Distributed training in stage 3.3 keeps hanging
srzer opened this issue · 2 comments
srzer commented
In stage 3.3, when I set distributed_type
as NO
, the code runs well; while when I try distributed_type
as DEEPSPEED
or MULTI_GPU
, the code gets stuck when loading training_args = TrainingArguments(
. For DEEPSPEED
, the terminal stucks when showing
[2024-06-11 00:23:36,254] [INFO] [comm.py:637:init_distributed] cdb=None
[2024-06-11 00:23:36,254] [INFO] [comm.py:668:init_distributed] Initializing TorchBackend in DeepSpeed with backend nccl
[2024-06-11 00:23:36,296] [INFO] [comm.py:637:init_distributed] cdb=None
Do you have some idea?
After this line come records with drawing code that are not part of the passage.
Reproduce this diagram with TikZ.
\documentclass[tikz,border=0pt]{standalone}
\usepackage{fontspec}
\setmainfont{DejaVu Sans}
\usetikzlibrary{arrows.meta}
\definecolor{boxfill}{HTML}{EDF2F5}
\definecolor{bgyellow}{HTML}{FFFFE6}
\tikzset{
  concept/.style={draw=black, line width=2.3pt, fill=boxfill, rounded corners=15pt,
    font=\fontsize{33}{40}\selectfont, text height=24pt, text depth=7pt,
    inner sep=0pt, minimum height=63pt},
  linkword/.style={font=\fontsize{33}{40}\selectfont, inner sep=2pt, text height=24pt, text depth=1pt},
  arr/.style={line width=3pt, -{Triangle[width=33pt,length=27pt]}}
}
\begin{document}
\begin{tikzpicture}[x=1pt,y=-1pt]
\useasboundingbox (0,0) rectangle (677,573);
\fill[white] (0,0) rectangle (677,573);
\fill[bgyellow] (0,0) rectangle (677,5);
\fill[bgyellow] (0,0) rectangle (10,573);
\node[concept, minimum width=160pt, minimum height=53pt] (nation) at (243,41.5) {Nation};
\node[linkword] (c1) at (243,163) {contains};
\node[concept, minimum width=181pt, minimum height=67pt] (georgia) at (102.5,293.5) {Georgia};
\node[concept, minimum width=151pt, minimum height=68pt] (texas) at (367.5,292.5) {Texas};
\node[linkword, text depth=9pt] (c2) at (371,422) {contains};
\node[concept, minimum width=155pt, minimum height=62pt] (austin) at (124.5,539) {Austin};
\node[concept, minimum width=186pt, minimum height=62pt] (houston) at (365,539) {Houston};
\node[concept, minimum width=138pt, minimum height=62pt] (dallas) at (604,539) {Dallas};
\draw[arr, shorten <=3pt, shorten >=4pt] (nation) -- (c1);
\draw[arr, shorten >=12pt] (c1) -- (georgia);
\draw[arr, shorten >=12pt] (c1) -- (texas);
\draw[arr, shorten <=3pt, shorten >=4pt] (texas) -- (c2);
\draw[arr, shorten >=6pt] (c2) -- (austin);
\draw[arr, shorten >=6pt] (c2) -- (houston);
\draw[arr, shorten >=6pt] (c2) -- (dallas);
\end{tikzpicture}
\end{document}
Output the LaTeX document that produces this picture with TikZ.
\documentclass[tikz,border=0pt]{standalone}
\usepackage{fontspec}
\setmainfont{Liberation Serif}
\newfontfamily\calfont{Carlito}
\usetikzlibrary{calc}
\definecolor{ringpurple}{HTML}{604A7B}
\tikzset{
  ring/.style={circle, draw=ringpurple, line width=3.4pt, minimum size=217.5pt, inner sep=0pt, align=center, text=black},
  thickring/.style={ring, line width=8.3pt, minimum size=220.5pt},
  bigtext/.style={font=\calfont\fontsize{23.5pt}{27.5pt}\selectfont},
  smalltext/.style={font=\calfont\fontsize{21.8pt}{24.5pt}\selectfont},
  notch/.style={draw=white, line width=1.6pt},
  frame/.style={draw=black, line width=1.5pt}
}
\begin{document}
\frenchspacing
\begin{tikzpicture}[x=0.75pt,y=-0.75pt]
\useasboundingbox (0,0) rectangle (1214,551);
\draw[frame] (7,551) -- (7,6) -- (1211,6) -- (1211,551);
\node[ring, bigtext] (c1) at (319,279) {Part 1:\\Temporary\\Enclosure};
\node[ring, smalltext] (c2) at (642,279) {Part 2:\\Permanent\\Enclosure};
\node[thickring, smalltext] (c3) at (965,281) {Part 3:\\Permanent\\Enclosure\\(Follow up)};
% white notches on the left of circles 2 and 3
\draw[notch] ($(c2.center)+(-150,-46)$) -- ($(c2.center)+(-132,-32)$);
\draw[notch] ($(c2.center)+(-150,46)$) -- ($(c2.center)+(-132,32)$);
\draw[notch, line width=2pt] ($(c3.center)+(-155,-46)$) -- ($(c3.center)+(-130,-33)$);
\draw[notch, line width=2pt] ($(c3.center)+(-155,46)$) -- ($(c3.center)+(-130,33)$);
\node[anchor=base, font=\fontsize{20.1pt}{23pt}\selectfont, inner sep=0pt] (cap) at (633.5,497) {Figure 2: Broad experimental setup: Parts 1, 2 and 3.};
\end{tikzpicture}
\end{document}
My cuda version is 12.4
WeiXiongUST commented
Once upon a time, I encountered this issue when there are other codes are running and the codes use deepspeed or accelerate but I am not sure whether this is related to your situation.
You may look into this potential solution
microsoft/DeepSpeed#3416
srzer commented
Thank you for your suggestions. And I finally find that this issue was due to my adding one line 'main_process_port: 0' in the zerox.yaml configs.